Re: [PATCH] kvm: x86: disable KVM_FAST_MMIO_BUS

From: Paolo Bonzini
Date: Wed Aug 16 2017 - 17:25:47 EST


On 16/08/2017 21:59, Michael S. Tsirkin wrote:
> On Wed, Aug 16, 2017 at 09:03:17PM +0200, Radim KrÄmÃÅ wrote:
>> 2017-08-16 19:19+0200, Paolo Bonzini:
>>> On 16/08/2017 18:50, Michael S. Tsirkin wrote:
>>>> On Wed, Aug 16, 2017 at 03:30:31PM +0200, Paolo Bonzini wrote:
>>>>> While you can filter out instruction fetches, that's not enough. A data
>>>>> read could happen because someone pointed the IDT to MMIO area, and who
>>>>> knows what the VM-exit instruction length points to in that case.
>>>>
>>>> Thinking more about it, I don't really see how anything
>>>> legal guest might be doing with virtio would trigger anything
>>>> but a fault after decoding the instruction. How does
>>>> skipping instruction even make sense in the example you give?
>>>
>>> There's no such thing as a legal guest. Anything that the hypervisor
>>> does, that differs from real hardware, is a possible escalation path.
>>>
>>> This in fact makes me doubt the EMULTYPE_SKIP patch too.
>>
>> The main hack is that we expect EPT misconfig within a given range to be
>> a MMIO NULL write. I think it is fine -- EMULTYPE_SKIP is a common path
>> that should have well tested error paths and, IIUC, virtio doesn't allow
>> any other access, so it is a problem of the guest if a buggy/malicious
>> application can access virtio memory.

Yes, I agree.
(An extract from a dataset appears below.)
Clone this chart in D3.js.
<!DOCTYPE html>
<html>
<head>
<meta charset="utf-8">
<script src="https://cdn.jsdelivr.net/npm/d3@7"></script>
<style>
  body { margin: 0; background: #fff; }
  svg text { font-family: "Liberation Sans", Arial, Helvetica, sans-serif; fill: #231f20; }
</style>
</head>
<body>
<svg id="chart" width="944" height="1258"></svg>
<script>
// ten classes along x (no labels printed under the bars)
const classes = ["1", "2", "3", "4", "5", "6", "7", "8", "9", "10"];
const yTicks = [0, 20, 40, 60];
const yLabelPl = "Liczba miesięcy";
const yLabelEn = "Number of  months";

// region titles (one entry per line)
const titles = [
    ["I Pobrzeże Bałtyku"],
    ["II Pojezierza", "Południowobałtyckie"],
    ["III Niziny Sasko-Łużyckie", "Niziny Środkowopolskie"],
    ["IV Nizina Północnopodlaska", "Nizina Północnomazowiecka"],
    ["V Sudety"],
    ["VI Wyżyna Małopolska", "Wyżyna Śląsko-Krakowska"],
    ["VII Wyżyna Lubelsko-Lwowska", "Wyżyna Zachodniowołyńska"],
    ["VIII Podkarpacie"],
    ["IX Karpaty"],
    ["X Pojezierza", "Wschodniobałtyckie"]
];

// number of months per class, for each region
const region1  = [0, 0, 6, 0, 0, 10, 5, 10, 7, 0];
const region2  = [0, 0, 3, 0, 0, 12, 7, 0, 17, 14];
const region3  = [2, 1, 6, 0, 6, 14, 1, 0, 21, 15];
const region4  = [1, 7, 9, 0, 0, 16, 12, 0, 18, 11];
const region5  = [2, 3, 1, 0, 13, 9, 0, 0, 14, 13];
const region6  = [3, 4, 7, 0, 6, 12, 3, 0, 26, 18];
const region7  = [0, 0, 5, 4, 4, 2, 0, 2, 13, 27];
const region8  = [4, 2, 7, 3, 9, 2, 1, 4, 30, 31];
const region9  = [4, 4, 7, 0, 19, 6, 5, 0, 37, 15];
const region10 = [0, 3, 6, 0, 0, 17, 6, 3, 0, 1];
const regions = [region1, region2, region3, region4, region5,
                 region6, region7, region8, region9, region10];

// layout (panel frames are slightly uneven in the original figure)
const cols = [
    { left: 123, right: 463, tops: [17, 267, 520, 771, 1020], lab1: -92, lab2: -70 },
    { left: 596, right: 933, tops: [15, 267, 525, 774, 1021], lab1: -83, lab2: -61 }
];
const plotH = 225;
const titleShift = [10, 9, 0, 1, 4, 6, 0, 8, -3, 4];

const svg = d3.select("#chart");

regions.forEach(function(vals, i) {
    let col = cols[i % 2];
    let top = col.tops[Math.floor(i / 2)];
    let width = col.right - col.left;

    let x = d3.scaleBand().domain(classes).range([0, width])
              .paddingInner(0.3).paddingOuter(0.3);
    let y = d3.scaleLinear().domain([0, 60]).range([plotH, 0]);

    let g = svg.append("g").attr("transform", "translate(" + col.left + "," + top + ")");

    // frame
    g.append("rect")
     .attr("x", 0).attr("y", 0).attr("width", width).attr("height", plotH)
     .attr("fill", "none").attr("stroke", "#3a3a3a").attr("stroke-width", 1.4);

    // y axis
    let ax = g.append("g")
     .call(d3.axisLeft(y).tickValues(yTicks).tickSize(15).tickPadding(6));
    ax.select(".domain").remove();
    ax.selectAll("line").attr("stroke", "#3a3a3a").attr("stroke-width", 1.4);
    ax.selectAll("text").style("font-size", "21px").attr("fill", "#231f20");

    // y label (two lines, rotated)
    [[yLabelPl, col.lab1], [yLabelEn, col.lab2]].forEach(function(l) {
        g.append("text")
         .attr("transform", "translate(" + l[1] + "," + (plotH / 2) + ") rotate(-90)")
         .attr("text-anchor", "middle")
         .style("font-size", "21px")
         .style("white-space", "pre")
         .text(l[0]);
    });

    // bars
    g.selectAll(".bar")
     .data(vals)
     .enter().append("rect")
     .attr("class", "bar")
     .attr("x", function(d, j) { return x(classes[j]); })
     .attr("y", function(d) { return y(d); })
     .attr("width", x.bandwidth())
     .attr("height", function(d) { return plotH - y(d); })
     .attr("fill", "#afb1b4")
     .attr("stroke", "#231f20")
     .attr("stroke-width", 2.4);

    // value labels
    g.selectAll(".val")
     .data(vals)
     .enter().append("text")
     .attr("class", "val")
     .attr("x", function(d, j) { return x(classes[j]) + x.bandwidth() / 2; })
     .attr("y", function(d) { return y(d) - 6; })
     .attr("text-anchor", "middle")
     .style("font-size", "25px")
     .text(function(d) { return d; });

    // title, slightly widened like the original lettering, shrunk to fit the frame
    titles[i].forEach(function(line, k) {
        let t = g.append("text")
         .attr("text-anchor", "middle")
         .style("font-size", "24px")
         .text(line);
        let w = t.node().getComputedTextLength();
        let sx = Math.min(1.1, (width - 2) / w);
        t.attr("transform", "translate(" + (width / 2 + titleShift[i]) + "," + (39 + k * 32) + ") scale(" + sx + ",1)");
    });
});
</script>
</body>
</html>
EMULTYPE_SKIP is fine because failed decoding still
causes an exception to be injected. Maybe it's better to gate the
EMULTYPE_SKIP emulation on the exit qualification saying this is a write
and also not a page table walk---just in case.
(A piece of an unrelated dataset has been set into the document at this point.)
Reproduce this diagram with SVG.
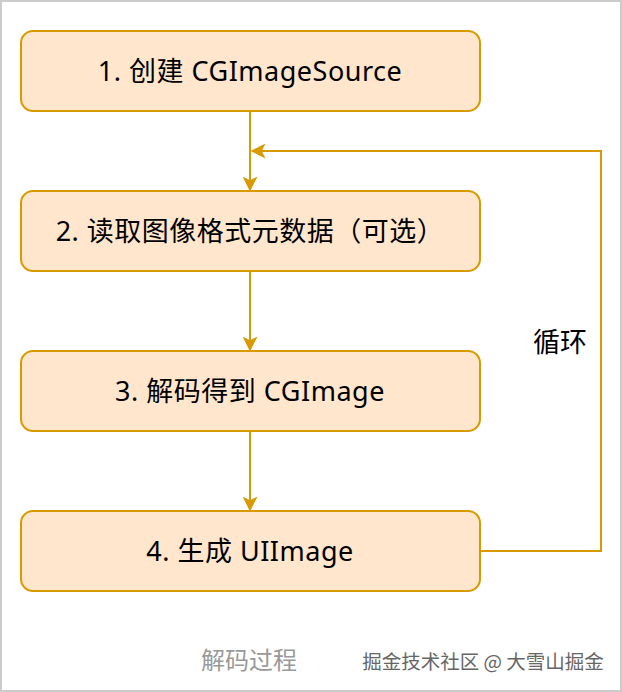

>>>> how about we blacklist nested virt for this optimization?
>>
>> Not every hypervisor can be easily detected ...
>
> Hypervisors that don't set a hypervisor bit in CPUID are violating the
> spec themselves, aren't they? Anyway, we can add a management option
> for use in a nested scenario.

No, the hypervisor bit only says that CPUID leaf 0x40000000 is defined.
See for example
https://kb.vmware.com/selfservice/microsites/search.do?language=en_US&cmd=displayKC&externalId=1009458:
"Intel and AMD have also reserved CPUID leaves 0x40000000 - 0x400000FF
for software use. Hypervisors can use these leaves to provide an
interface to pass information from the hypervisor to the guest operating
system running inside a virtual machine. The hypervisor bit indicates
the presence of a hypervisor and that it is safe to test these
additional software leaves".

>> KVM uses standard features and SDM clearly says that the
>> instruction length field is undefined.
>
> True. Let's see whether intel can commit to a stronger definition.
> I don't think there's any rush to make this change.

I disagree. Relying on undefined processor features is a bad idea.

> It's just that this has been there for 3 years and people have built a
> product around this.

Around 700 clock cycles?

Paolo